The mantra of mining companies: 'If you can't stop pollution, hide it'
Whenever winds blow over the ponds towards the village, Rengopalli gets swamped by chemical dust.
Rengopalli is a small village sandwiched between Vedanta's sprawling aluminium plant at Lanjigarh and the hills of Niyamgiri in Odisha’s Kalahandi district.
In 2010, it had briefly made it to national newspapers when the villagers complained about red specks in their handpump water. The claim about the red specks was corroborated by the district collector. Visiting the village at that time, I saw those specks too.
The villagers attributed the specks to Vedanta's red mud pond which stored chemical slurry from the bauxite refining process and was located just a few hundred metres away from the village.
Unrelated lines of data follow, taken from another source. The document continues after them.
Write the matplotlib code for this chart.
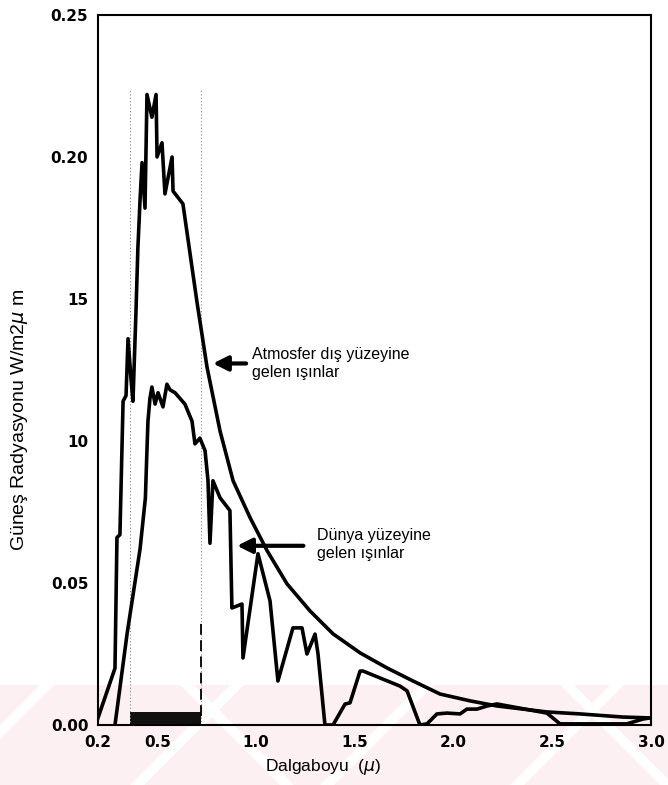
import numpy as np
import matplotlib.pyplot as plt
from matplotlib.patches import Polygon, Rectangle

# wavelength (micron) / irradiance
atm_x = [0.200, 0.286, 0.296, 0.311, 0.327, 0.342, 0.352, 0.367, 0.377, 0.392,
         0.402, 0.413, 0.423, 0.438, 0.448, 0.473, 0.494, 0.499, 0.524, 0.539,
         0.575, 0.580, 0.630, 0.701, 0.752, 0.818, 0.884, 0.970, 1.056, 1.157,
         1.273, 1.390, 1.527, 1.663, 1.795, 1.932, 2.084, 2.220, 2.473, 2.641,
         2.858, 2.995]
atm_y = [0.0025, 0.020, 0.066, 0.067, 0.114, 0.116, 0.136, 0.122, 0.114, 0.145,
         0.168, 0.185, 0.198, 0.182, 0.222, 0.214, 0.222, 0.200, 0.205, 0.187,
         0.200, 0.188, 0.1835, 0.149, 0.126, 0.1035, 0.086, 0.073, 0.0614, 0.0497,
         0.0402, 0.0321, 0.0254, 0.0201, 0.0155, 0.0109, 0.0085, 0.0067, 0.0046, 0.0039,
         0.0028, 0.0025]

earth_x = [0.286, 0.347, 0.413, 0.440, 0.447, 0.453, 0.463, 0.473, 0.489, 0.504,
           0.529, 0.549, 0.565, 0.590, 0.640, 0.676, 0.691, 0.716, 0.742, 0.757,
           0.767, 0.782, 0.803, 0.818, 0.868, 0.878, 0.929, 0.934, 1.010, 1.071,
           1.111, 1.187, 1.233, 1.258, 1.299, 1.314, 1.349, 1.390, 1.451, 1.476,
           1.527, 1.542, 1.729, 1.765, 1.830, 1.866, 1.916, 1.967, 2.033, 2.068,
           2.119, 2.170, 2.220, 2.473, 2.539, 2.878, 2.959, 2.995]
earth_y = [0.0, 0.032, 0.062, 0.080, 0.095, 0.107, 0.115, 0.119, 0.113, 0.117,
           0.112, 0.120, 0.118, 0.117, 0.113, 0.107, 0.099, 0.101, 0.0966, 0.086,
           0.064, 0.086, 0.0825, 0.080, 0.0755, 0.0412, 0.0426, 0.0236, 0.0603, 0.0437,
           0.0155, 0.0342, 0.0342, 0.025, 0.032, 0.025, 0.0, 0.0, 0.0074, 0.0078,
           0.019, 0.019, 0.0137, 0.012, 0.0, 0.0004, 0.0039, 0.0042, 0.0039, 0.0056,
           0.0056, 0.0067, 0.0074, 0.0042, 0.0004, 0.0004, 0.0021, 0.0025]

# visible band limits
vis = [0.362, 0.720]

xticks = [0.2, 0.5, 1.0, 1.5, 2.0, 2.5, 3.0]
xlabels = ['0.2', '0.5', '1.0', '1.5', '2.0', '2.5', '3.0']
yticks = [0.0, 0.05, 0.10, 0.15, 0.20, 0.25]
ylabels = ['0.00', '0.05', '10', '15', '0.20', '0.25']

fig = plt.figure(figsize=(6.68, 7.85), dpi=100)

# faint pink watermark band at the bottom
H = 785.0
W = 668.0
fig.patches.append(Rectangle((0, 0), 1, 100 / H, transform=fig.transFigure,
                             facecolor='#fdf0f2', edgecolor='none', zorder=-10))
for x0 in [-60, 130, 320, 510, 700]:
    pts = [(x0 / W, 0), ((x0 + 14) / W, 0), ((x0 + 114) / W, 100 / H), ((x0 + 100) / W, 100 / H)]
    fig.patches.append(Polygon(pts, closed=True, transform=fig.transFigure,
                               facecolor='white', edgecolor='none', zorder=-9))
for x0 in [180, 560]:
    pts = [(x0 / W, 100 / H), ((x0 + 14) / W, 100 / H), ((x0 + 114) / W, 0), ((x0 + 100) / W, 0)]
    fig.patches.append(Polygon(pts, closed=True, transform=fig.transFigure,
                               facecolor='white', edgecolor='none', zorder=-9))

ax = fig.add_axes([98 / W, 1 - 725 / H, (651 - 98) / W, (725 - 15) / H])
ax.set_facecolor('none')

# visible region markers
for v in vis:
    ax.plot([v, v], [0, 0.224], color='#888888', lw=0.8, ls=(0, (1, 2)))
ax.plot([vis[1], vis[1]], [0.003, 0.036], color='black', lw=1.3, ls=(0, (6, 3)))
ax.add_patch(Rectangle((vis[0], 0), vis[1] - vis[0], 0.0047, facecolor='#111111', edgecolor='none'))

ax.plot(atm_x, atm_y, color='black', lw=2.6)
ax.plot(earth_x, earth_y, color='black', lw=2.6)

ax.annotate('', xy=(0.782, 0.1273), xytext=(0.95, 0.1273),
            arrowprops=dict(arrowstyle='-|>', lw=3, color='black', mutation_scale=22,
                            shrinkA=0, shrinkB=0))
ax.text(0.98, 0.1273, 'Atmosfer dış yüzeyine\ngelen ışınlar', family='Liberation Sans',
        fontsize=11.5, va='center', ha='left', linespacing=1.2)

ax.annotate('', xy=(0.904, 0.0631), xytext=(1.24, 0.0631),
            arrowprops=dict(arrowstyle='-|>', lw=3, color='black', mutation_scale=22,
                            shrinkA=0, shrinkB=0))
ax.text(1.309, 0.0636, 'Dünya yüzeyine\ngelen ışınlar', family='Liberation Sans',
        fontsize=11.5, va='center', ha='left', linespacing=1.2)

ax.set_xlim(0.2, 3.0)
ax.set_ylim(0, 0.25)
ax.set_xticks(xticks)
ax.set_xticklabels(xlabels, fontweight='bold', fontsize=11)
ax.set_yticks(yticks)
ax.set_yticklabels(ylabels, fontweight='bold', fontsize=11)
ax.tick_params(length=0)
ax.tick_params(axis='x', pad=7)
ax.tick_params(axis='y', pad=7)
for s in ax.spines.values():
    s.set_linewidth(1.5)

ax.set_xlabel(r'Dalgaboyu  ($\mu$)', family='Liberation Sans', fontsize=12.5)
ax.xaxis.set_label_coords((323 - 98) / 553, -32 / 710)
ax.set_ylabel(r'Güneş Radyasyonu W/m2$\mu$ m', family='Liberation Sans', fontsize=14)
ax.yaxis.set_label_coords(-68 / 553, (725 - 420) / 710)

fig.savefig('out.png', dpi=100)
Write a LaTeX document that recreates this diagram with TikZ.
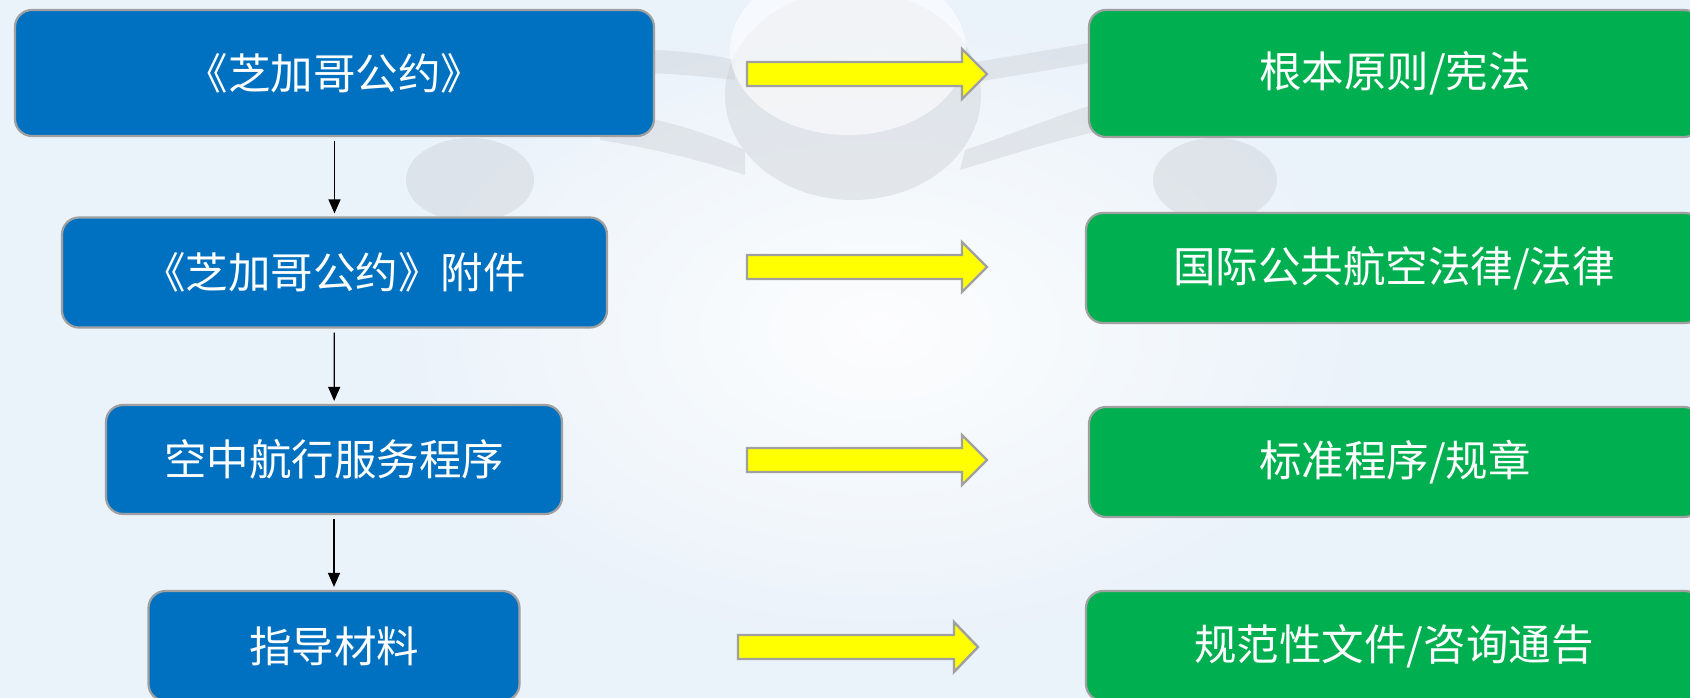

The water, they insisted, was making them sick. For its part, the company rejected any probability of the slurry contaminating local groundwater. Five years later, visiting Rengopalli again, I was pleasantly surprised to see villagers getting their water from a new overhead tank installed by the company. Good, I thought, something came out of the collector's report and the media attention.
I was quickly corrected by the villagers. The tank is, yes, new. But it is connected to the same borewell as the handpump. They are still drinking the same water as before and red specks still show up in water pulled up by the handpump. "Maybe the specks settle down in the tank and the water on top is safe to drink," said Archit Patnaik, a young man who lives in the village. Five minutes away, a second red mud pond has become operational and is brimming with drying slurry. The village is now flanked by red mud ponds on two sides.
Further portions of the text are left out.